Anti-Cheating Mode
Enable anti-cheating mode to prevent dishonest behavior during interviews — includes tab-switch tracking, paste blocking, and multi-monitor detection.
Anti-Cheating Mode adds a layer of integrity monitoring to your interviews. When enabled, the system enforces mandatory device permissions, tracks tab switches, blocks external paste, and detects multi-monitor setups.
Enabling Anti-Cheating
Open the Settings tab of any interview and scroll to the Anti-Cheating Mode section.
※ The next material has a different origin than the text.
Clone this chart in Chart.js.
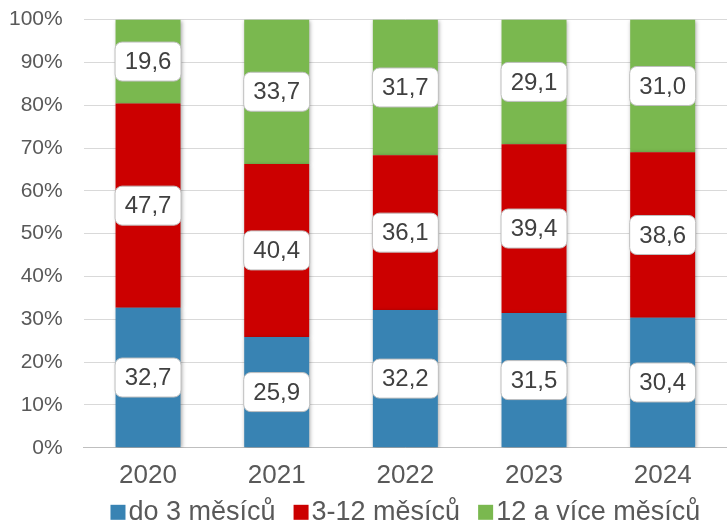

Toggle Enable Anti-Cheating on.

What Gets Enforced
Once enabled, every session created under this interview will enforce the following restrictions:
- Mandatory camera, microphone, and screen sharing — candidates cannot skip the device permission step.
- Tab-switch and focus-loss tracking — every time a candidate leaves the interview tab, it is recorded and timestamped.
- External paste blocking — pasting content copied from outside the interview page is blocked.
- Multi-monitor detection — candidates using more than one screen are warned that the setup has been detected.
What Candidates See
When anti-cheating is active and a candidate leaves the interview tab (for example, switching to another application or browser tab), they see a Page departure detected dialog upon returning.

First Departure
A gentle notice tells the candidate they have left the page. The departure count is recorded.
Repeated Departures
Each subsequent departure increments the counter. The dialog reminds the candidate that all departures are recorded and may be reviewed.
Maximum Reached
Once the limit is hit, a warning appears: further departures will be flagged for review. The candidate can still continue, but the session report will highlight these events.
Reviewing Violations
After the session, all recorded departures and flagged events appear in the session report. Reviewers can see how many times the candidate left the page and whether the maximum threshold was exceeded, which can be factored into the overall evaluation.

Tip
Use anti-cheating mode for high-stakes assessments where integrity is critical. For casual practice sessions or user-research interviews, you can leave it off to reduce friction for candidates.